Start of SUPPLIED MATERIAL

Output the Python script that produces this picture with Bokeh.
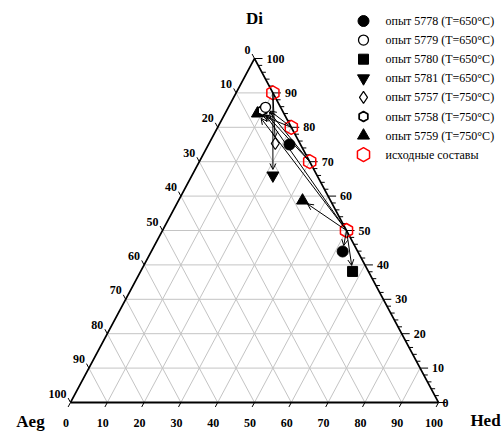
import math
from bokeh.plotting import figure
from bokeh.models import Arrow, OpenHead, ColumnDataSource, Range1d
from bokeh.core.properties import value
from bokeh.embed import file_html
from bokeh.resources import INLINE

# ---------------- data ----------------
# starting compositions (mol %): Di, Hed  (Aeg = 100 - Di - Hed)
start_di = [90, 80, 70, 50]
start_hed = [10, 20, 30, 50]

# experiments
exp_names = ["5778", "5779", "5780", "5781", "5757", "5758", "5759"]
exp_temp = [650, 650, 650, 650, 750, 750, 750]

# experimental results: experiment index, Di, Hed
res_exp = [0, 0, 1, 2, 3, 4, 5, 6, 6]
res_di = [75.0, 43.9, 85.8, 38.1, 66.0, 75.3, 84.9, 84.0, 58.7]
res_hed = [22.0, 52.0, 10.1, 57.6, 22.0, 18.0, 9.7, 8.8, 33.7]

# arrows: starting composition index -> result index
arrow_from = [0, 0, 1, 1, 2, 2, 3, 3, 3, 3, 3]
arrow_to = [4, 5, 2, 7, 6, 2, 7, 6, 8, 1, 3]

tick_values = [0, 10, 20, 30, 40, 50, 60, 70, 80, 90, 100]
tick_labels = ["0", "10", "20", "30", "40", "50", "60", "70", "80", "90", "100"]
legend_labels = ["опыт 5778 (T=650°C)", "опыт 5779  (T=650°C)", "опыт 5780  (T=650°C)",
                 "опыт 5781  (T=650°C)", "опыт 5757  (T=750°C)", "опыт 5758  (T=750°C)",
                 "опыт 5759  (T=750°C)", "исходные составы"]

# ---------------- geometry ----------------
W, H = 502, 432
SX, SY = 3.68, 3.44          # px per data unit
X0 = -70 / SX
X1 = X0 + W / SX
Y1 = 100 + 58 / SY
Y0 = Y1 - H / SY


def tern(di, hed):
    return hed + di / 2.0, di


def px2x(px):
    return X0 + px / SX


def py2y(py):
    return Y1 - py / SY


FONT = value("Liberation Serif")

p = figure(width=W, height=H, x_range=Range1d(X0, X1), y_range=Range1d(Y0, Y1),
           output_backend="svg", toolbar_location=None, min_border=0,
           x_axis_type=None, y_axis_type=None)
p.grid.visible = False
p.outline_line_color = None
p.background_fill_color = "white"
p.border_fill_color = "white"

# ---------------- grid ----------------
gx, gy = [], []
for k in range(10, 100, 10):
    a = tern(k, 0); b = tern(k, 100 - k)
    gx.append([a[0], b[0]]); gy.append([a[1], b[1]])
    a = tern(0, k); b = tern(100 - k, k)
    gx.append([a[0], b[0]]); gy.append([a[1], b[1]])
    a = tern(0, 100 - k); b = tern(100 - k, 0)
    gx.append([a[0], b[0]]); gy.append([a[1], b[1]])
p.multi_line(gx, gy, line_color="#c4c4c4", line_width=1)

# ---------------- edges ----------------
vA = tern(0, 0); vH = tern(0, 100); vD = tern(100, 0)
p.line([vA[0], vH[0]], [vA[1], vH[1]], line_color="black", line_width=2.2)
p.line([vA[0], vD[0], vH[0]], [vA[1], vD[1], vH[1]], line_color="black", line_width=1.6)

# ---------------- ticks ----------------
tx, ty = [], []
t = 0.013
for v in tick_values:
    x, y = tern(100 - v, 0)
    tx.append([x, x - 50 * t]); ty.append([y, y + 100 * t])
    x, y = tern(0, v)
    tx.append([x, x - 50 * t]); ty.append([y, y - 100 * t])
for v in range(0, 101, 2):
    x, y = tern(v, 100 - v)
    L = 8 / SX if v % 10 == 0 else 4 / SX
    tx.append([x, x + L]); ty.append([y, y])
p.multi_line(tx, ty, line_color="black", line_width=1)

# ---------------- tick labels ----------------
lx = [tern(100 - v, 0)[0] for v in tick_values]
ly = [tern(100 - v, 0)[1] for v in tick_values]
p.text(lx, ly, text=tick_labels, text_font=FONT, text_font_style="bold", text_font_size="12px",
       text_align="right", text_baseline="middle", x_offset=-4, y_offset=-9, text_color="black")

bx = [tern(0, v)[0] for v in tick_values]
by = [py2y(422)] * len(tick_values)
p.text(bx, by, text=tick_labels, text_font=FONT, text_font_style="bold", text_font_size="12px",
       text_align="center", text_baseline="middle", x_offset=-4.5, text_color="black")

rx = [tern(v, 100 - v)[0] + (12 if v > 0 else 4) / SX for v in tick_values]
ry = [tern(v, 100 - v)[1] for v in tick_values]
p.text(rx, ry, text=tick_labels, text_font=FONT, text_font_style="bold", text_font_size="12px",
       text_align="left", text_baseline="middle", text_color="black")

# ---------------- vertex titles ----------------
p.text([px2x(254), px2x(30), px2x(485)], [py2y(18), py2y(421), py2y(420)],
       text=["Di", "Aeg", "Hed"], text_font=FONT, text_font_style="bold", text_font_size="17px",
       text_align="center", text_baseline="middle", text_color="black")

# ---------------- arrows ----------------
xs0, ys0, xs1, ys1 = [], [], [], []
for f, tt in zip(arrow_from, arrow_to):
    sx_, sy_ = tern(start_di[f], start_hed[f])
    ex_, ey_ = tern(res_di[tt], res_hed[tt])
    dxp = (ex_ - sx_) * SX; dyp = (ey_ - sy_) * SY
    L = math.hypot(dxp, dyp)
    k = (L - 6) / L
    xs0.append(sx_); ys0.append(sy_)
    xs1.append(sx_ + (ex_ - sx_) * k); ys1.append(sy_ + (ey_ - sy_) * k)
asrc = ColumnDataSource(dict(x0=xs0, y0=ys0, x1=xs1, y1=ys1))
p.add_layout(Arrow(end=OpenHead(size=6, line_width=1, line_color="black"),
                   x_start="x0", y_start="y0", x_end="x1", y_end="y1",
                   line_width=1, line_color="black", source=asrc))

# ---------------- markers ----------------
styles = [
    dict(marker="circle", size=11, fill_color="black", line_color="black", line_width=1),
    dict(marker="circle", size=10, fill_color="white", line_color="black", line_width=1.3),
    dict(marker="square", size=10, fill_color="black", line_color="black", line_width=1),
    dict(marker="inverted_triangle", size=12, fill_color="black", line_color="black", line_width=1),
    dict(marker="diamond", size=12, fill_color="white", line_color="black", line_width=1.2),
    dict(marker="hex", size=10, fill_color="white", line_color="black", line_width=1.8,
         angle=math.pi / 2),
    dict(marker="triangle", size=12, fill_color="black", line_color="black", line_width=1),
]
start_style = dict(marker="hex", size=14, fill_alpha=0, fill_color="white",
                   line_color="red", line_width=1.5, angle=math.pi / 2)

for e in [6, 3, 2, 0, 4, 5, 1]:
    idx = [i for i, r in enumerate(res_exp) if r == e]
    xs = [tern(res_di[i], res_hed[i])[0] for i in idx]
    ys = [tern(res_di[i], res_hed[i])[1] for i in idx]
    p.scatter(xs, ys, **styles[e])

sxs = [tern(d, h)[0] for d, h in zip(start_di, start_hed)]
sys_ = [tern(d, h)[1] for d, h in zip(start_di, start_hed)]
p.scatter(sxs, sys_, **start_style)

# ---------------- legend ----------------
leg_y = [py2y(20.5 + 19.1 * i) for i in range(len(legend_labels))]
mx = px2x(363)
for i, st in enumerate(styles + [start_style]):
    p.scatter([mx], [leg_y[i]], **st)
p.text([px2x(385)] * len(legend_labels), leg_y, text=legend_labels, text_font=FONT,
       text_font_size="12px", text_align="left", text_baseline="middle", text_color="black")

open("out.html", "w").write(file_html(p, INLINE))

End of SUPPLIED MATERIAL

**PROMPT**
Starting at the top of the listing above, reproduce each line up to and including the one with "arrow_to = [4, 5, 2, 7, 6, 2, 7, 6, 8, 1, 3]"; omit the pictures.

**EXERCISE ANSWER**
Output the Python script that produces this picture with Bokeh.
import math
from bokeh.plotting import figure
from bokeh.models import Arrow, OpenHead, ColumnDataSource, Range1d
from bokeh.core.properties import value
from bokeh.embed import file_html
from bokeh.resources import INLINE

# ---------------- data ----------------
# starting compositions (mol %): Di, Hed  (Aeg = 100 - Di - Hed)
start_di = [90, 80, 70, 50]
start_hed = [10, 20, 30, 50]

# experiments
exp_names = ["5778", "5779", "5780", "5781", "5757", "5758", "5759"]
exp_temp = [650, 650, 650, 650, 750, 750, 750]

# experimental results: experiment index, Di, Hed
res_exp = [0, 0, 1, 2, 3, 4, 5, 6, 6]
res_di = [75.0, 43.9, 85.8, 38.1, 66.0, 75.3, 84.9, 84.0, 58.7]
res_hed = [22.0, 52.0, 10.1, 57.6, 22.0, 18.0, 9.7, 8.8, 33.7]

# arrows: starting composition index -> result index
arrow_from = [0, 0, 1, 1, 2, 2, 3, 3, 3, 3, 3]
arrow_to = [4, 5, 2, 7, 6, 2, 7, 6, 8, 1, 3]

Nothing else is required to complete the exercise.